Yes. If you know that v and b are phonologically interchangeable in Spanish, you can see that avestruz is within a pinfeather of abstruse. That’s rather straightforward, isn’t it?
So then we need only wonder where this word avestruz comes from. We will note right away that it seems related to the French word for the same bird, autruche. And we will further note that autruche is within a pinfeather of Autriche, which is the French name for Austria. Could it be that this African bird was, like the turkey, named after a country it had nothing to do with?
Nope. Pure coincidence. Sorry. Autruche and avestruz both come by meandering pathways from Latin avis struthio – where avis means ‘bird’ and struthio means ‘ostrich’. Struth! I don’t know why they needed to respecify “bird,” but there you have it. (As to English ostrich, by the way, it is from the same root, but by way of Old French.)
OK, so where does struthio come from? It’s a Latinization of Greek στρουθίων strouthíōn. Which also means ‘ostrich’, but it’s a shortened form of the full name: στρουθοκάμηλος strouthokámēlos. I mean, I can see why they’d shorten it a bit, can’t you? It’s rather long-necked as it is.
Speaking of which: στρουθοκάμηλος is a compound. It’s made from στρουθός strouthós, ‘sparrow’ and κάμηλος kámēlos, ‘camel’. Why is it called that?
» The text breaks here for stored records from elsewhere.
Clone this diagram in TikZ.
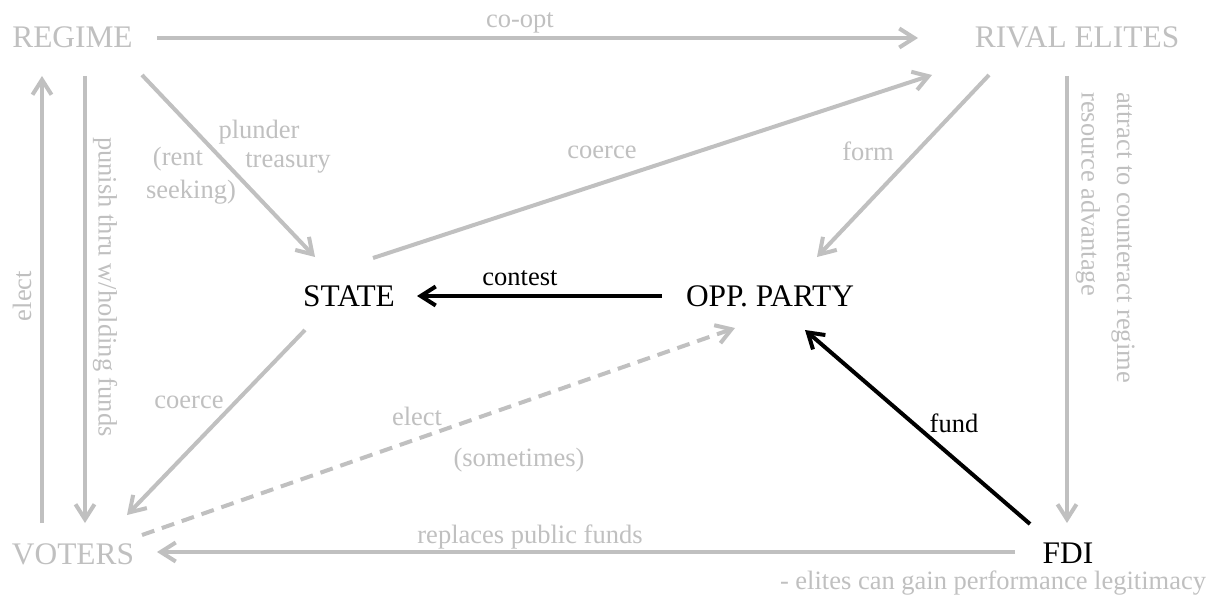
\documentclass[tikz,border=0pt]{standalone}
\usepackage{fontspec}
\setmainfont{Liberation Serif}
\usetikzlibrary{arrows.meta,calc}
\definecolor{lg}{RGB}{192,192,192}
\begin{document}
\begin{tikzpicture}[x=1pt,y=-1pt,
  ntext/.style={inner sep=0pt, font=\fontsize{31.4}{36}\selectfont},
  gnode/.style={ntext, text=lg},
  lab/.style={inner sep=0pt, font=\fontsize{26.5}{30}\selectfont, text=lg},
  blab/.style={inner sep=0pt, font=\fontsize{26.5}{30}\selectfont, text=black},
  tipb/.tip={Straight Barb[length=15pt,width=19pt]},
  gl/.style={draw=lg, line width=4pt},
  garr/.style={gl, -{tipb}},
  gdash/.style={gl, dash pattern=on 13pt off 8pt, -{tipb[sep=0pt]}},
  barr/.style={draw=black, line width=4pt, -{tipb}},
]
\useasboundingbox[fill=white] (0,0) rectangle (1212,604);

% nodes
\node[gnode] (regime) at (72.5,37.5) {REGIME};
\node[gnode] (rival) at (1077,37.5) {RIVAL ELITES};
\node[ntext] (state) at (349,296) {STATE};
\node[ntext] (opp) at (770,296) {OPP. PARTY};
\node[gnode] (voters) at (73,554) {VOTERS};
\node[ntext] (fdi) at (1068,553) {FDI};

% connectors
\draw[garr] ($(regime)+(84.5,0.5)$) -- ($(rival)+(-159,0.5)$);
\draw[garr] ($(regime)+(69.5,37.5)$) -- ($(state)+(-34,-39)$);
\draw[garr] ($(regime)+(12.5,38.5)$) -- ($(voters)+(12,-31)$);
\draw[garr] ($(voters)+(-31,-31)$) -- ($(regime)+(-30.5,38.5)$);
\draw[garr] ($(state)+(24,-38)$) -- ($(rival)+(-145,37.5)$);
\draw[garr] ($(rival)+(-88,37.5)$) -- ($(opp)+(47,-39)$);
\draw[garr] ($(rival)+(-10,38.5)$) -- ($(fdi)+(-1,-30)$);
\draw[barr] ($(opp)+(-108,0)$) -- ($(state)+(68,0)$);
\draw[garr] ($(state)+(-44,34)$) -- ($(voters)+(54,-39)$);
\draw[gdash] ($(voters)+(69,-19)$) -- ($(opp)+(-35,32)$);
\draw[barr] ($(fdi)+(-38,-29)$) -- ($(opp)+(35,34)$);
\draw[garr] ($(fdi)+(-53,-1)$) -- ($(voters)+(84,-2)$);

% labels
\node[lab] (lcoopt) at (520,23) {co-opt};
\node[lab] (lplunder) at (259,132) {plunder};
\node[lab] (ltreasury) at (288,163) {treasury};
\node[lab] (lrent) at (178,159) {(rent};
\node[lab] (lseeking) at (191,192) {seeking)};
\node[lab] (lcoerce1) at (602,152) {coerce};
\node[lab] (lform) at (868,151) {form};
\node[blab] (lcontest) at (520,278) {contest};
\node[lab] (lcoerce2) at (189,402) {coerce};
\node[lab] (lelect2) at (417,416) {elect};
\node[lab] (lsometimes) at (519,460) {(sometimes)};
\node[blab] (lfund) at (954,423) {fund};
\node[lab] (lreplaces) at (530,537) {replaces public funds};
\node[lab, rotate=-90] (lpunish) at (105,287) {punish thru w/holding funds};
\node[lab, rotate=90] (lelect1) at (22,296) {elect};
\node[lab, rotate=-90, anchor=west] (lattract) at (1123,92) {attract to counteract regime};
\node[lab, rotate=-90, anchor=west] (lresource) at (1088,92) {resource advantage};
\node[lab] (lelites) at (993,583) {- elites can gain performance legitimacy};
\end{tikzpicture}
\end{document}
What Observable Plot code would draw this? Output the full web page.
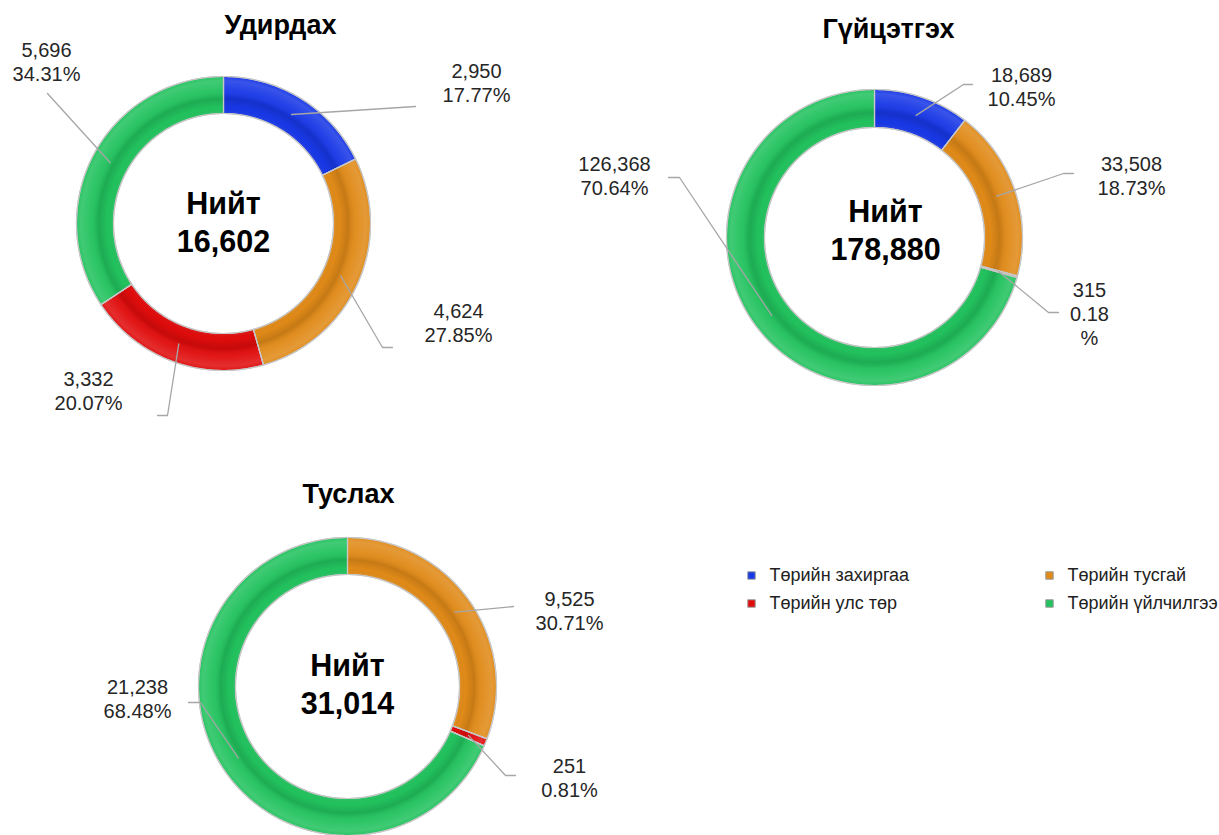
<!DOCTYPE html>
<html><head><meta charset="utf-8">
<script src="https://cdn.jsdelivr.net/npm/d3@7"></script>
<script src="https://cdn.jsdelivr.net/npm/@observablehq/plot@0.6"></script>
<style>body{margin:0;background:#fff;}</style>
</head><body><div id="chart"></div>
<script>
// ---- data ----
const categories = ["Төрийн захиргаа", "Төрийн тусгай", "Төрийн улс төр", "Төрийн үйлчилгээ"];
const groupNames = ["Удирдах", "Гүйцэтгэх", "Туслах"];
const udirdahValues = [2950, 4624, 3332, 5696];
const guitsetgehValues = [18689, 33508, 315, 126368];
const tuslahValues = [0, 9525, 251, 21238];
const totalWord = "Нийт";

// ---- styles / layout ----
const seriesColors = ["#1838e6", "#e08a18", "#e00c0c", "#22c25e"];
const W = 1219, H = 835;
const layout = [
  {cx: 223, cy: 223, R: 147, r: 110, title: [280, 25], center: [223, 220],
   labels: {0: {tx: 476, ty: 81.5, ex: 415, ey: 106, hx: 415},
            1: {tx: 458, ty: 321.5, ex: 382, ey: 347, hx: 392},
            2: {tx: 88, ty: 389.5, ex: 167, ey: 415, hx: 157},
            3: {tx: 46, ty: 60.5, ex: 47, ey: 93, hx: 47}}},
  {cx: 874, cy: 237, R: 148, r: 110, title: [888, 29], center: [885, 228.5],
   labels: {0: {tx: 1021, ty: 85.5, ex: 963, ey: 84, hx: 972},
            1: {tx: 1131, ty: 174.5, ex: 1063, ey: 173, hx: 1073},
            2: {tx: 1089, ty: 312.5, ex: 1048, ey: 312, hx: 1058, wrap: true},
            3: {tx: 614, ty: 174.5, ex: 679, ey: 177, hx: 668}}},
  {cx: 347, cy: 686, R: 149, r: 112, title: [348, 494], center: [347, 682],
   labels: {1: {tx: 569, ty: 609.5, ex: 513, ey: 606, hx: 513},
            2: {tx: 569, ty: 776.5, ex: 505, ey: 775, hx: 515},
            3: {tx: 137, ty: 697.5, ex: 200, ey: 702, hx: 188}}}
];
const legendPos = [[751, 575], [1049, 575], [751, 603], [1049, 603]];

const allValues = [udirdahValues, guitsetgehValues, tuslahValues];
const fmt = d3.format(",");

const slices = [], shades = [], leaders = [], labels = [], titles = [], centers = [];
allValues.forEach((vals, g) => {
  const L = layout[g];
  const total = d3.sum(vals);
  let cum = 0;
  const pt = (rad, a) => ({x: L.cx + rad * Math.sin(a), y: L.cy - rad * Math.cos(a)});
  vals.forEach((v, i) => {
    const a0 = cum / total * 2 * Math.PI;
    cum += v;
    const a1 = cum / total * 2 * Math.PI;
    if (v <= 0) return;
    const n = Math.max(2, Math.ceil((a1 - a0) / (Math.PI / 360)));
    const id = `${g}-${i}`;
    const ring = [];
    for (let k = 0; k <= n; k++) ring.push(pt(L.R, a0 + (a1 - a0) * k / n));
    for (let k = n; k >= 0; k--) ring.push(pt(L.r, a0 + (a1 - a0) * k / n));
    ring.forEach(p => {
      slices.push({id, x: p.x, y: p.y, color: seriesColors[i]});
      shades.push({id, x: p.x, y: p.y, shade: `url(#shade${g})`});
    });
    const lab = L.labels[i];
    if (lab) {
      const am = (a0 + a1) / 2;
      const s = pt((L.R + L.r) / 2, am);
      leaders.push({id, x: s.x, y: s.y}, {id, x: lab.ex, y: lab.ey}, {id, x: lab.hx, y: lab.ey});
      const pct = (v / total * 100).toFixed(2);
      const text = lab.wrap ? `${fmt(v)}\n${pct}\n%` : `${fmt(v)}\n${pct}%`;
      labels.push({x: lab.tx, y: lab.ty, text});
    }
  });
  titles.push({x: L.title[0], y: L.title[1], text: groupNames[g]});
  centers.push({x: L.center[0], y: L.center[1], text: `${totalWord}\n${fmt(total)}`});
});
const legend = categories.map((c, i) => ({x: legendPos[i][0], y: legendPos[i][1], text: c, color: seriesColors[i]}));

// gradient defs for bevel-like shading
const defsMark = () => {
  const ns = "http://www.w3.org/2000/svg";
  const defs = document.createElementNS(ns, "defs");
  layout.forEach((L, g) => {
    const rg = document.createElementNS(ns, "radialGradient");
    rg.setAttribute("id", `shade${g}`);
    rg.setAttribute("gradientUnits", "userSpaceOnUse");
    rg.setAttribute("cx", L.cx); rg.setAttribute("cy", L.cy); rg.setAttribute("r", L.R);
    const k = L.r / L.R;
    const stops = [
      [k, "#ffffff", 0.08], [k + 0.04, "#000000", 0.0], [k + 0.1, "#000000", 0.12],
      [0.86, "#000000", 0.08], [0.9, "#ffffff", 0.04], [0.97, "#ffffff", 0.14], [1, "#ffffff", 0.04]
    ];
    stops.forEach(([o, c, op]) => {
      const s = document.createElementNS(ns, "stop");
      s.setAttribute("offset", o); s.setAttribute("stop-color", c); s.setAttribute("stop-opacity", op);
      rg.appendChild(s);
    });
    defs.appendChild(rg);
  });
  return defs;
};

const chart = Plot.plot({
  width: W, height: H, margin: 0,
  x: {domain: [0, W], range: [0, W], axis: null},
  y: {domain: [0, H], range: [0, H], axis: null},
  color: {type: "identity"},
  style: {fontFamily: "'Liberation Sans', Arial, sans-serif", background: "#fff"},
  marks: [
    defsMark,
    Plot.line(slices, {x: "x", y: "y", z: "id", fill: "color", stroke: "#bdbdbd", strokeWidth: 1.2, curve: "linear-closed"}),
    Plot.line(shades, {x: "x", y: "y", z: "id", fill: "shade", stroke: "none", curve: "linear-closed"}),
    Plot.line(slices, {x: "x", y: "y", z: "id", fill: "none", stroke: "#c8c8c8", strokeWidth: 1.1, curve: "linear-closed"}),
    Plot.line(leaders, {x: "x", y: "y", z: "id", stroke: "#a6a6a6", strokeWidth: 1.3}),
    Plot.text(labels, {x: "x", y: "y", text: "text", fontSize: 20, lineHeight: 1.2, lineAnchor: "middle", fill: "#262626"}),
    Plot.text(titles, {x: "x", y: "y", text: "text", fontSize: 27, fontWeight: "bold", fill: "#000"}),
    Plot.text(centers, {x: "x", y: "y", text: "text", fontSize: 30.5, fontWeight: "bold", lineHeight: 1.25, lineAnchor: "middle", fill: "#000"}),
    Plot.dot(legend, {x: "x", y: "y", symbol: "square", r: 4.2, fill: "color", stroke: "#9a9a9a", strokeWidth: 1}),
    Plot.text(legend, {x: "x", y: "y", text: "text", dx: 18, textAnchor: "start", fontSize: 18, fill: "#222"})
  ]
});
document.getElementById("chart").appendChild(chart);
</script>
</body></html>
For the same reason we call a Canada goose a cobra chicken. Camels have long necks, you see. And I guess somehow the sparrow was the particular bird that came to mind. I can’t say I see why. But maybe it was sarcasm. Or imprecision about scale. Or maybe it’s that it’s not a camel sparrow, it’s a sparrow camel: camel with sparrow mods, rather than the converse.
So. The ostrich was once called the abstruse for what turns out to be simultaneously the most and least recondite reason imaginable. Is that a stretch? Well, don’t say I never stuck my neck out for you.